Sky, BBC Sport, C4 Cricket and Racing (September 2005)

This site closed in March 2021 and is now a read-only archive
DV
DVB Cornwall
Predominently on sports programmes the broadcasters electronically superimpose crests, scores and text on pitches and sports grounds.

I know about Chromakey and CSO but on these superimpostions players, horses etc actually seem to 'walk' all over the superimposed image too. It appears to be a CSO on a CSO (If that makes any sense)

Does anyone here have access to a webpage describing how this technique is actually done or can describe it in this thread.

Thanks,

Chris.
MR
mromega
Viz|Arena is one of the hardware/software solutions that enable broadcasters to do this.

You can see details about it at this website.
http://www.vizrt.com/db/106/7/23/document11.ehtml
BA
Bacchic
DVB Cornwall posted:
I know about Chromakey and CSO but on these superimpostions players, horses etc actually seem to 'walk' all over the superimposed image too. It appears to be a CSO on a CSO (If that makes any sense)
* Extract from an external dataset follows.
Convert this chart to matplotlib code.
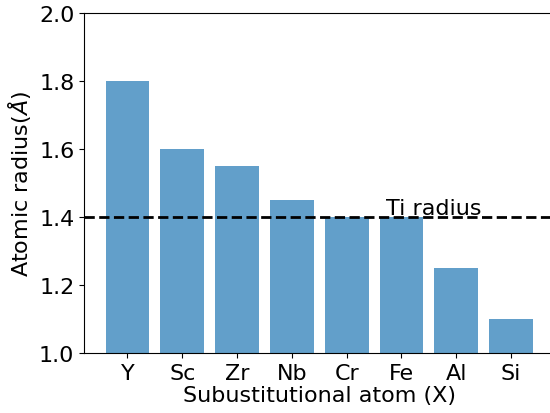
import numpy as np
import matplotlib.pyplot as plt

atoms = ['Y', 'Sc', 'Zr', 'Nb', 'Cr', 'Fe', 'Al', 'Si']
radius = [1.80, 1.60, 1.55, 1.45, 1.40, 1.40, 1.25, 1.10]
ti_radius = 1.40

fig = plt.figure(figsize=(5.5, 4.14), dpi=100)
ax = fig.add_axes([0.153, 0.145, 0.855, 0.820])

x = np.arange(len(atoms))
ax.bar(x, radius, width=0.8, color='tab:blue', alpha=0.7)
ax.axhline(ti_radius, color='k', linestyle='--', linewidth=2)
ax.text(4.72, ti_radius + 0.01, 'Ti radius', fontsize=16, va='baseline')

ax.set_xticks(x)
ax.set_xticklabels(atoms)
ax.set_ylim(1.0, 2.0)
ax.set_yticks([1.0, 1.2, 1.4, 1.6, 1.8, 2.0])
ax.tick_params(labelsize=16)
ax.set_xlabel('Subustitutional atom (X)', fontsize=16, labelpad=2)
ax.set_ylabel(r'Atomic radius($\AA$)', fontsize=16)

fig.savefig('out.png', dpi=100)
It's just a normal CSO (albeit with a very clever virtual gfx infill). In any CSO setup, something moving in front of the blue or green background will block the key colour in that area and suppress the key - think of a weather presenter in front of their CSO-keyed map. That is, of course, unless the thing contains some of the key colour in itself, in which case that bit of it will appear transparent - e.g. somebody wearing a blue or green tie would appear to have a hole the size and shape of the tie in them, with the background showing through it.
R2
r2ro
Bacchic posted:
DVB Cornwall posted:
I know about Chromakey and CSO but on these superimpostions players, horses etc actually seem to 'walk' all over the superimposed image too. It appears to be a CSO on a CSO (If that makes any sense)
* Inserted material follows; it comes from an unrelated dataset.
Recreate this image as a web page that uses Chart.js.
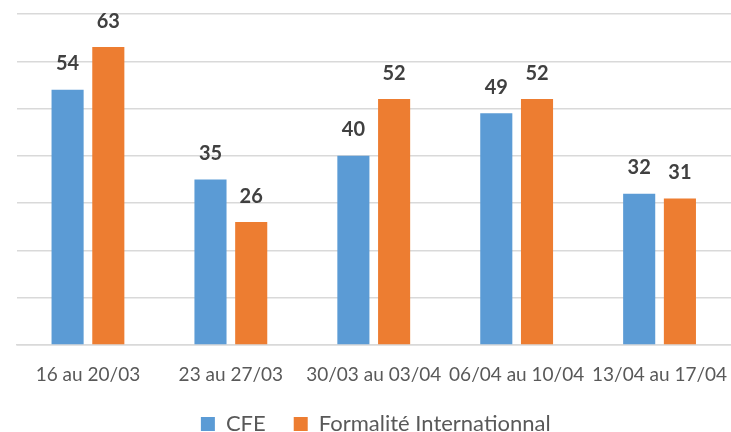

It's just a normal CSO (albeit with a very clever virtual gfx infill). In any CSO setup, something moving in front of the blue or green background will block the key colour in that area and suppress the key - think of a weather presenter in front of their CSO-keyed map. That is, of course, unless the thing contains some of the key colour in itself, in which case that bit of it will appear transparent - e.g. somebody wearing a blue or green tie would appear to have a hole the size and shape of the tie in them, with the background showing through it.
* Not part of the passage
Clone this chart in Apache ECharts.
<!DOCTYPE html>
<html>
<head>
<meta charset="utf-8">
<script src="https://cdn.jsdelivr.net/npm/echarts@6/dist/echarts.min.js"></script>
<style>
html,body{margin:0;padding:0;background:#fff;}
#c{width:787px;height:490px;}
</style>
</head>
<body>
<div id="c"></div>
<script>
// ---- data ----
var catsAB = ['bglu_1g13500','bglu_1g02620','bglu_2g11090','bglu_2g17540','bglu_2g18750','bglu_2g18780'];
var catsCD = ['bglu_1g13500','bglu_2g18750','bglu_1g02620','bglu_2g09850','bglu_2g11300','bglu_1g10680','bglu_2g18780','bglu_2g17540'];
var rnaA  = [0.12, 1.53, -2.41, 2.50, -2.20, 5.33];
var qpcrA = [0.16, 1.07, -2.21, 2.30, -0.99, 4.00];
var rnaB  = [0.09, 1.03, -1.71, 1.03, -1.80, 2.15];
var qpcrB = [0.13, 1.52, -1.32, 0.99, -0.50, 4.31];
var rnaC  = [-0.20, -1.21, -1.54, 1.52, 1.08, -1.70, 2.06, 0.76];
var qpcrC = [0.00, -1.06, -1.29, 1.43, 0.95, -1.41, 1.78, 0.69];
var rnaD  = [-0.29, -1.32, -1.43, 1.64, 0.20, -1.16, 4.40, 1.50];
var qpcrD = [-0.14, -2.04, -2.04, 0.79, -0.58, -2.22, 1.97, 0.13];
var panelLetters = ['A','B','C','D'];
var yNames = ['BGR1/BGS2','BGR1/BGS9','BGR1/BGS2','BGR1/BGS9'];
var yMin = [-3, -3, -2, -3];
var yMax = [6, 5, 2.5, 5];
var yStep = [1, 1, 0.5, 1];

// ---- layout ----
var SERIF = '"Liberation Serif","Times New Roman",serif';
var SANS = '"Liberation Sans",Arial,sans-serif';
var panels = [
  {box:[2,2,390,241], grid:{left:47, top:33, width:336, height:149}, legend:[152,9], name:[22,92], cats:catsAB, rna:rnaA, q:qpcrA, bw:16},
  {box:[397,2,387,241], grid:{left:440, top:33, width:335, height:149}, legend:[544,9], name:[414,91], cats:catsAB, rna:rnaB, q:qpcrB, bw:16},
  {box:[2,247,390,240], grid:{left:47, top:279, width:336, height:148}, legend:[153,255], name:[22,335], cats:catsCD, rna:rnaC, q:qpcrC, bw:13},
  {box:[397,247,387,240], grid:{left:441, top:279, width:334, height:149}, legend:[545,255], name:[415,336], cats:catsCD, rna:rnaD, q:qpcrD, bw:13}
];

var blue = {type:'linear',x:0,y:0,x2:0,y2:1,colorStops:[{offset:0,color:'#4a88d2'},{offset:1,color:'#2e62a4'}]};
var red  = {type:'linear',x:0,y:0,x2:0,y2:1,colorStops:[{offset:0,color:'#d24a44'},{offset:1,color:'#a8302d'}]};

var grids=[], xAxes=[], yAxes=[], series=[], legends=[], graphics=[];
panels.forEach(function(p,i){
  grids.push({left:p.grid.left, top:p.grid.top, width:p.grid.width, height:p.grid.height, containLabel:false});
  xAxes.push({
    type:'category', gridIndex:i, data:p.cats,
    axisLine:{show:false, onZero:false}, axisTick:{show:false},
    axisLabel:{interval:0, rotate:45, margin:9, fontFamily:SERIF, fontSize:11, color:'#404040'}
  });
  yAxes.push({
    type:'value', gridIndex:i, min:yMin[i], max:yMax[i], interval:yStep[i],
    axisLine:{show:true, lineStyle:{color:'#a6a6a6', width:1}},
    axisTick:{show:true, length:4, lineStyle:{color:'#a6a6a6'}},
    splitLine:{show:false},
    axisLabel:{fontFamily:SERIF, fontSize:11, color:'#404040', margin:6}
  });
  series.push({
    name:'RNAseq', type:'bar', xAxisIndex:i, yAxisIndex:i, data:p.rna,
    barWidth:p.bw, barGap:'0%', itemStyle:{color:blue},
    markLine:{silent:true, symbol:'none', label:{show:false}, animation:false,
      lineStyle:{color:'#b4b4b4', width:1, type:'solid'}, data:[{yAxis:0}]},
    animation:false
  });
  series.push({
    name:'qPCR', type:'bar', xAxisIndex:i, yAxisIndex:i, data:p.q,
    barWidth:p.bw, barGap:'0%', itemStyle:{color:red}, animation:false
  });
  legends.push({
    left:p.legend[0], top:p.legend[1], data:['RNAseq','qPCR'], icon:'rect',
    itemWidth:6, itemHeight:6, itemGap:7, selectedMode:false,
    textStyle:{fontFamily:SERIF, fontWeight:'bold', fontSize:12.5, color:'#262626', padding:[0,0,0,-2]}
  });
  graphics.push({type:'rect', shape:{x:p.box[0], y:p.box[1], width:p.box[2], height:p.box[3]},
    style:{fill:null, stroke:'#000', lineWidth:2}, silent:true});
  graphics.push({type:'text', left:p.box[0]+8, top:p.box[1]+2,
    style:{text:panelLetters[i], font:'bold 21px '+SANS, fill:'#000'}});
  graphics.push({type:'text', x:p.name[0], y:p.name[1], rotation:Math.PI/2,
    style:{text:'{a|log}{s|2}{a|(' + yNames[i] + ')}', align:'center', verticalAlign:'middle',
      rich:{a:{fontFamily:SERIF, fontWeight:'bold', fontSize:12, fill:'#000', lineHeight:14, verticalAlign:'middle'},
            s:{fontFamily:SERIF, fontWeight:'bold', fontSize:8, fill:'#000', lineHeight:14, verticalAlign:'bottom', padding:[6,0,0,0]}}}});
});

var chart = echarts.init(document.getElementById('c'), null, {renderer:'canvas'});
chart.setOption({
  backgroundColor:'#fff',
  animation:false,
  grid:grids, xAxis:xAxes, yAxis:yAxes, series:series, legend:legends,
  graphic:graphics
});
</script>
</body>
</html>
This was seen on Look North Hull that time with Paul Hudson's shirt coming see-through.

The best picture is at the bottom of the page from the link:
Paul Hudson's Shirt Mishap
NG
noggin Founding member
DVB Cornwall posted:
Predominently on sports programmes the broadcasters electronically superimpose crests, scores and text on pitches and sports grounds.

I know about Chromakey and CSO but on these superimpostions players, horses etc actually seem to 'walk' all over the superimposed image too. It appears to be a CSO on a CSO (If that makes any sense)

Does anyone here have access to a webpage describing how this technique is actually done or can describe it in this thread.

Thanks,

Chris.


The graphics are superimposed using regular (though high quality) CSO/Chroma key techniques - it is helpful that the grass on the pitch is usually a uniform green meaning you can usually get a decent clip. On swimming it is a bit more difficult - though the water is often blue enough.

The camera is tracked using a number of systems - some (Epsis for example) use a fixed camera which is accurately described in position terms (using laser theodolites) relative to a simple 3D model of the stadium and pitch, which has a sensor pan/tilt/zoom panning head that allows these to be fed back to the graphics generation device. Other, newer devices don't need the accurate position or tracking head, and use scene analysis techniques (often using the white lines on the pitch) to detect where the camera is pointing.

Generating the graphics themselves is quite easy - it is the camera tracking that is the really clever bit, and the keying is quite specialised, though not amazingly so.